»»
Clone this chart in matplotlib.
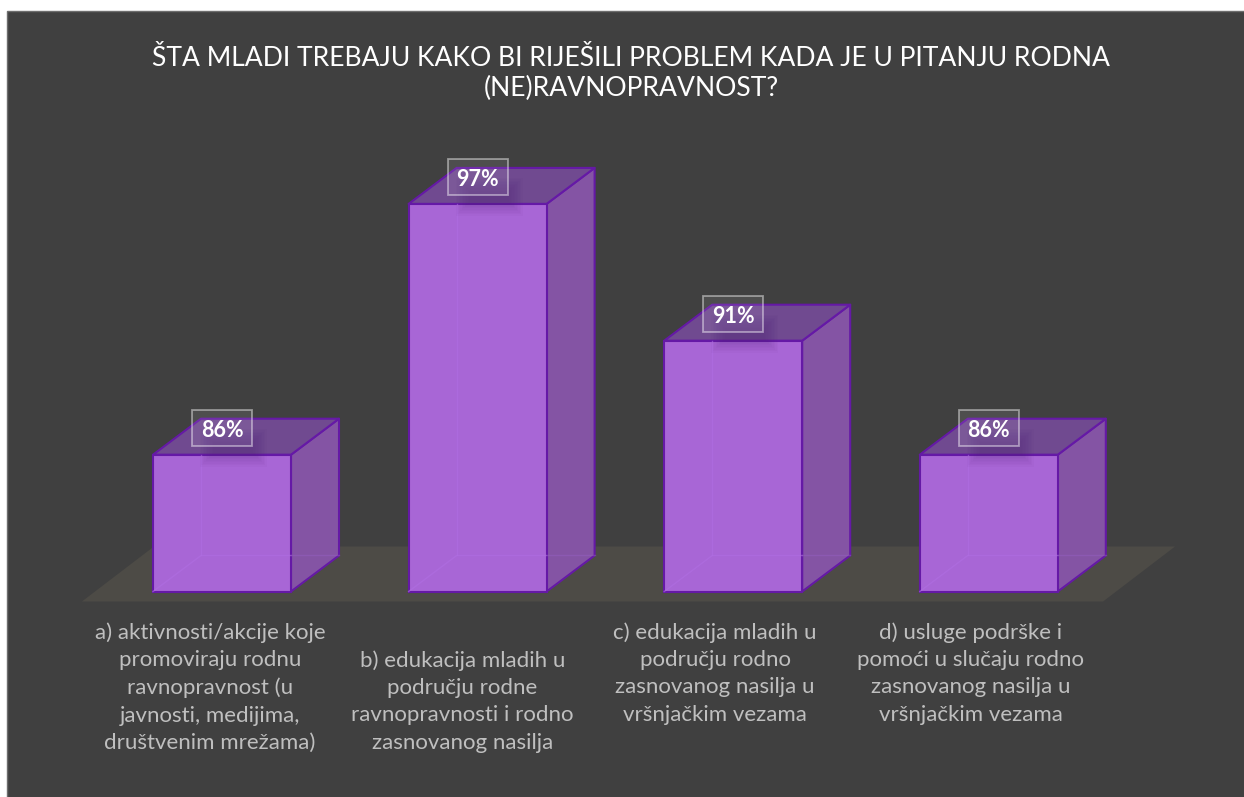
import matplotlib
matplotlib.use("Agg")
import matplotlib.pyplot as plt
from matplotlib.patches import Polygon, Rectangle

plt.rcParams['font.family'] = ['Lato', 'DejaVu Sans']

title = "ŠTA MLADI TREBAJU KAKO BI RIJEŠILI PROBLEM KADA JE U PITANJU RODNA\n(NE)RAVNOPRAVNOST?"
categories = [
    "a) aktivnosti/akcije koje\npromoviraju rodnu\nravnopravnost (u\njavnosti, medijima,\ndruštvenim mrežama)",
    "b) edukacija mladih u\npodručju rodne\nravnopravnosti i rodno\nzasnovanog nasilja",
    "c) edukacija mladih u\npodručju rodno\nzasnovanog nasilja u\nvršnjačkim vezama",
    "d) usluge podrške i\npomoći u slučaju rodno\nzasnovanog nasilja u\nvršnjačkim vezama",
]
values = [86, 97, 91, 86]

W, H = 1244, 797
BASE = 80           # value axis starts here
PX_X = 255.6        # pixels per category
PX_Y = 22.8         # pixels per percent
X0, Y0 = 222, 591.5 # pixel position of first category at the base
BAR_W = 138 / PX_X
DX = 48 / PX_X      # 3d depth
DY = 36 / PX_Y

BG = '#404040'
EDGE = '#6519a6'
FRONT = '#a866d6'
SIDE = '#8454a4'
TOP = '#704a90'
FLOOR = '#4d4b46'

fig = plt.figure(figsize=(W / 100, H / 100), dpi=100, facecolor='white')

# slide background, there is a white strip on the left and on top
bg = fig.add_axes([0, 0, 1, 1])
bg.set_xlim(0, W)
bg.set_ylim(H, 0)
bg.axis('off')
bg.add_patch(Rectangle((6.5, 10.5), W, H, fc=BG, ec='#6e6e6e', lw=1))

ax = fig.add_axes([0, 0, 1, 1])
ax.patch.set_alpha(0)
ax.set_xlim(-X0 / PX_X, (W - X0) / PX_X)
ax.set_ylim(BASE - (H - Y0) / PX_Y, BASE + Y0 / PX_Y)
ax.axis('off')

# floor
n = len(values)
fl_left = -0.548
fl_right = n - 0.553
fl_lo = BASE - 10 / PX_Y
fl_dx = 72 / PX_X
fl_dy = 55 / PX_Y
ax.add_patch(Polygon([(fl_left, fl_lo), (fl_right, fl_lo),
                      (fl_right + fl_dx, fl_lo + fl_dy), (fl_left + fl_dx, fl_lo + fl_dy)],
                     fc=FLOOR, ec='none'))

for i, v in enumerate(values):
    l = i - BAR_W / 2
    r = i + BAR_W / 2
    ax.add_patch(Polygon([(r, BASE), (r + DX, BASE + DY), (r + DX, v + DY), (r, v)],
                         fc=SIDE, ec=EDGE, lw=1.5, joinstyle='round', zorder=2))
    ax.add_patch(Polygon([(l, v), (r, v), (r + DX, v + DY), (l + DX, v + DY)],
                         fc=TOP, ec=EDGE, lw=1.5, joinstyle='round', zorder=2))
    ax.bar(i, v - BASE, bottom=BASE, width=BAR_W, color=FRONT, edgecolor=EDGE, linewidth=1.5, zorder=3)
    # faint inner edges of the box
    ax.plot([l + DX, l + DX], [BASE + DY, v], color='#b06ee2', lw=1, alpha=0.6, zorder=4)
    ax.plot([l, l + DX, r], [BASE, BASE + DY, BASE + DY], color='#b06ee2', lw=1, alpha=0.6, zorder=4)
    ax.plot([r, r + DX], [BASE + DY, BASE + DY], color='#9a62c8', lw=1, alpha=0.4, zorder=4)
    # soft shadow under the label
    for k in range(10):
        ax.add_patch(Rectangle((i + (-22 + k * 1.5) / PX_X, v + (-12 + k * 1.5) / PX_Y),
                               (67 - k * 3) / PX_X, (38 - k * 3) / PX_Y,
                               fc='#4a2070', ec='none', alpha=0.03, zorder=4))
    ax.text(i, v + 1.05, f"{v}%", ha='center', va='center', color='white',
            fontsize=15.5, fontweight='bold', zorder=6)
    ax.add_patch(Rectangle((i - 30 / PX_X, v + 8.5 / PX_Y), 60 / PX_X, 36 / PX_Y,
                           fc=(1, 1, 1, 0.08), ec=(1, 1, 1, 0.45), lw=1.3, zorder=5))

# category labels
label_x = [-12, -15, -18, -18]
label_top = [622, 650, 622, 622]
for i, (c, dx, top) in enumerate(zip(categories, label_x, label_top)):
    ax.text(i + dx / PX_X, BASE + (Y0 - top) / PX_Y, c, ha='center', va='top', color='#bfbfbf',
            fontsize=16, linespacing=1.46)

fig.text(631 / W, 1 - 46.5 / H, title, ha='center', va='top', color='white', fontsize=19.1, linespacing=1.2)

fig.savefig('out.png', dpi=100, facecolor='white')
««
> **Short task**
Write out each line of the listing above, exactly, from its first line to the line holding "DY = 36 / PX_Y", inclusive. Skip the pictures.

> **Solution to the exercise**
Clone this chart in matplotlib.
import matplotlib
matplotlib.use("Agg")
import matplotlib.pyplot as plt
from matplotlib.patches import Polygon, Rectangle

plt.rcParams['font.family'] = ['Lato', 'DejaVu Sans']

title = "ŠTA MLADI TREBAJU KAKO BI RIJEŠILI PROBLEM KADA JE U PITANJU RODNA\n(NE)RAVNOPRAVNOST?"
categories = [
    "a) aktivnosti/akcije koje\npromoviraju rodnu\nravnopravnost (u\njavnosti, medijima,\ndruštvenim mrežama)",
    "b) edukacija mladih u\npodručju rodne\nravnopravnosti i rodno\nzasnovanog nasilja",
    "c) edukacija mladih u\npodručju rodno\nzasnovanog nasilja u\nvršnjačkim vezama",
    "d) usluge podrške i\npomoći u slučaju rodno\nzasnovanog nasilja u\nvršnjačkim vezama",
]
values = [86, 97, 91, 86]

W, H = 1244, 797
BASE = 80           # value axis starts here
PX_X = 255.6        # pixels per category
PX_Y = 22.8         # pixels per percent
X0, Y0 = 222, 591.5 # pixel position of first category at the base
BAR_W = 138 / PX_X
DX = 48 / PX_X      # 3d depth
DY = 36 / PX_Y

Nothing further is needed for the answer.